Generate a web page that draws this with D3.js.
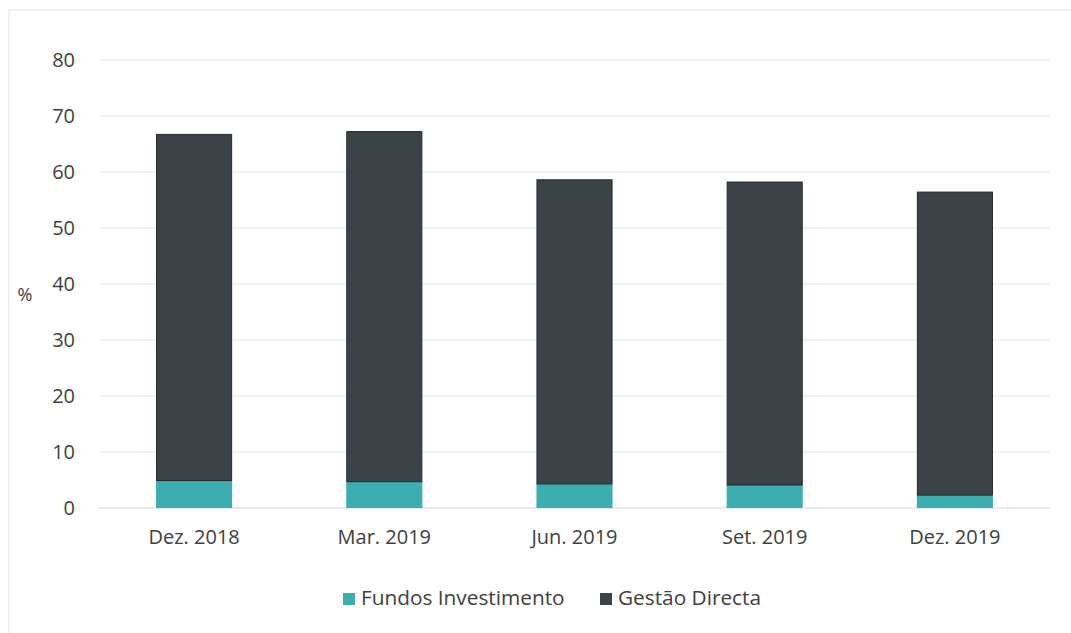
<!DOCTYPE html>
<html>
<head>
<meta charset="utf-8">
<script src="https://cdn.jsdelivr.net/npm/d3@7"></script>
<style>
  body { margin: 0; background: #fff; }
  text { font-family: "Open Sans", sans-serif; fill: #404040; }
</style>
</head>
<body>
<svg id="chart" width="1071" height="633"></svg>
<script>
var periods = ["Dez. 2018", "Mar. 2019", "Jun. 2019", "Set. 2019", "Dez. 2019"];
var fundos = [4.9, 4.7, 4.3, 4.1, 2.3];
var gestao = [61.9, 62.6, 54.4, 54.2, 54.2];
var yTicks = [0, 10, 20, 30, 40, 50, 60, 70, 80];
var seriesNames = ["Fundos Investimento", "Gestão Directa"];
var seriesCols = ["#3aaeb0", "#3c4347"];

var svg = d3.select("#chart");

// faint frame of the scanned chart area
svg.append("rect")
    .attr("x", 9).attr("y", 10)
    .attr("width", 1080).attr("height", 640)
    .attr("fill", "none")
    .attr("stroke", "#e4e4e4")
    .attr("stroke-width", 1);

var plotLeft = 99, plotRight = 1050, plotTop = 60, plotBottom = 508;

var scaleX = d3.scaleBand()
    .domain(periods)
    .range([plotLeft, plotRight])
    .paddingInner(0.6)
    .paddingOuter(0.3);

var scaleY = d3.scaleLinear()
    .domain([0, 80])
    .range([plotBottom, plotTop]);

// gridlines
svg.append("g")
    .selectAll("line")
    .data(yTicks)
    .enter()
    .append("line")
    .attr("x1", plotLeft)
    .attr("x2", plotRight)
    .attr("y1", function(d) { return scaleY(d) })
    .attr("y2", function(d) { return scaleY(d) })
    .attr("stroke", function(d) { return d == 0 ? "#d6d6d6" : "#e6e6e6" })
    .attr("stroke-width", 1);

var yAxis = d3.axisLeft(scaleY).tickValues(yTicks).tickSize(0).tickPadding(24);
svg.append("g")
    .attr("transform", "translate(" + plotLeft + ",0)")
    .call(yAxis)
    .call(function(g) { g.select(".domain").remove() })
    .selectAll("text")
    .style("font-size", "20px")
    .style("font-family", "\"Open Sans\", sans-serif")
    .attr("fill", "#404040");

var xAxis = d3.axisBottom(scaleX).tickSize(0).tickPadding(22);
svg.append("g")
    .attr("transform", "translate(0," + plotBottom + ")")
    .call(xAxis)
    .call(function(g) { g.select(".domain").remove() })
    .selectAll("text")
    .style("font-size", "20px")
    .style("font-family", "\"Open Sans\", sans-serif")
    .attr("fill", "#404040");

svg.append("text")
    .attr("x", 25)
    .attr("y", 301)
    .attr("text-anchor", "middle")
    .style("font-size", "18px")
    .text("%");

// stacked bars
var bars = svg.append("g");
bars.selectAll(".fundos")
    .data(fundos)
    .enter()
    .append("rect")
    .attr("class", "fundos")
    .attr("x", function(d, i) { return scaleX(periods[i]) })
    .attr("width", scaleX.bandwidth())
    .attr("y", function(d) { return scaleY(d) })
    .attr("height", function(d) { return scaleY(0) - scaleY(d) })
    .attr("fill", seriesCols[0]);

bars.selectAll(".gestao")
    .data(gestao)
    .enter()
    .append("rect")
    .attr("class", "gestao")
    .attr("x", function(d, i) { return scaleX(periods[i]) + 0.5 })
    .attr("width", scaleX.bandwidth() - 1)
    .attr("y", function(d, i) { return scaleY(d + fundos[i]) + 0.5 })
    .attr("height", function(d, i) { return scaleY(fundos[i]) - scaleY(d + fundos[i]) - 0.5 })
    .attr("fill", seriesCols[1])
    .attr("stroke", "#22272a")
    .attr("stroke-width", 1);

// legend
var legendX = [343, 600];
var legend = svg.append("g");
seriesNames.forEach(function(name, i) {
    legend.append("rect")
        .attr("x", legendX[i])
        .attr("y", 593)
        .attr("width", 12)
        .attr("height", 12)
        .attr("fill", seriesCols[i]);
    legend.append("text")
        .attr("x", legendX[i] + 18)
        .attr("y", 605)
        .style("font-size", "20.8px")
        .text(name);
});
</script>
</body>
</html>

* _STATED EXERCISE_
Transcribe all the data word for word; the images stay out.

* _PROBLEM SOLUTION_
Generate a web page that draws this with D3.js.
<!DOCTYPE html>
<html>
<head>
<meta charset="utf-8">
<script src="https://cdn.jsdelivr.net/npm/d3@7"></script>
<style>
  body { margin: 0; background: #fff; }
  text { font-family: "Open Sans", sans-serif; fill: #404040; }
</style>
</head>
<body>
<svg id="chart" width="1071" height="633"></svg>
<script>
var periods = ["Dez. 2018", "Mar. 2019", "Jun. 2019", "Set. 2019", "Dez. 2019"];
var fundos = [4.9, 4.7, 4.3, 4.1, 2.3];
var gestao = [61.9, 62.6, 54.4, 54.2, 54.2];
var yTicks = [0, 10, 20, 30, 40, 50, 60, 70, 80];
var seriesNames = ["Fundos Investimento", "Gestão Directa"];
var seriesCols = ["#3aaeb0", "#3c4347"];

var svg = d3.select("#chart");

// faint frame of the scanned chart area
svg.append("rect")
    .attr("x", 9).attr("y", 10)
    .attr("width", 1080).attr("height", 640)
    .attr("fill", "none")
    .attr("stroke", "#e4e4e4")
    .attr("stroke-width", 1);

var plotLeft = 99, plotRight = 1050, plotTop = 60, plotBottom = 508;

var scaleX = d3.scaleBand()
    .domain(periods)
    .range([plotLeft, plotRight])
    .paddingInner(0.6)
    .paddingOuter(0.3);

var scaleY = d3.scaleLinear()
    .domain([0, 80])
    .range([plotBottom, plotTop]);

// gridlines
svg.append("g")
    .selectAll("line")
    .data(yTicks)
    .enter()
    .append("line")
    .attr("x1", plotLeft)
    .attr("x2", plotRight)
    .attr("y1", function(d) { return scaleY(d) })
    .attr("y2", function(d) { return scaleY(d) })
    .attr("stroke", function(d) { return d == 0 ? "#d6d6d6" : "#e6e6e6" })
    .attr("stroke-width", 1);

var yAxis = d3.axisLeft(scaleY).tickValues(yTicks).tickSize(0).tickPadding(24);
svg.append("g")
    .attr("transform", "translate(" + plotLeft + ",0)")
    .call(yAxis)
    .call(function(g) { g.select(".domain").remove() })
    .selectAll("text")
    .style("font-size", "20px")
    .style("font-family", "\"Open Sans\", sans-serif")
    .attr("fill", "#404040");

var xAxis = d3.axisBottom(scaleX).tickSize(0).tickPadding(22);
svg.append("g")
    .attr("transform", "translate(0," + plotBottom + ")")
    .call(xAxis)
    .call(function(g) { g.select(".domain").remove() })
    .selectAll("text")
    .style("font-size", "20px")
    .style("font-family", "\"Open Sans\", sans-serif")
    .attr("fill", "#404040");

svg.append("text")
    .attr("x", 25)
    .attr("y", 301)
    .attr("text-anchor", "middle")
    .style("font-size", "18px")
    .text("%");

// stacked bars
var bars = svg.append("g");
bars.selectAll(".fundos")
    .data(fundos)
    .enter()
    .append("rect")
    .attr("class", "fundos")
    .attr("x", function(d, i) { return scaleX(periods[i]) })
    .attr("width", scaleX.bandwidth())
    .attr("y", function(d) { return scaleY(d) })
    .attr("height", function(d) { return scaleY(0) - scaleY(d) })
    .attr("fill", seriesCols[0]);

bars.selectAll(".gestao")
    .data(gestao)
    .enter()
    .append("rect")
    .attr("class", "gestao")
    .attr("x", function(d, i) { return scaleX(periods[i]) + 0.5 })
    .attr("width", scaleX.bandwidth() - 1)
    .attr("y", function(d, i) { return scaleY(d + fundos[i]) + 0.5 })
    .attr("height", function(d, i) { return scaleY(fundos[i]) - scaleY(d + fundos[i]) - 0.5 })
    .attr("fill", seriesCols[1])
    .attr("stroke", "#22272a")
    .attr("stroke-width", 1);

// legend
var legendX = [343, 600];
var legend = svg.append("g");
seriesNames.forEach(function(name, i) {
    legend.append("rect")
        .attr("x", legendX[i])
        .attr("y", 593)
        .attr("width", 12)
        .attr("height", 12)
        .attr("fill", seriesCols[i]);
    legend.append("text")
        .attr("x", legendX[i] + 18)
        .attr("y", 605)
        .style("font-size", "20.8px")
        .text(name);
});
</script>
</body>
</html>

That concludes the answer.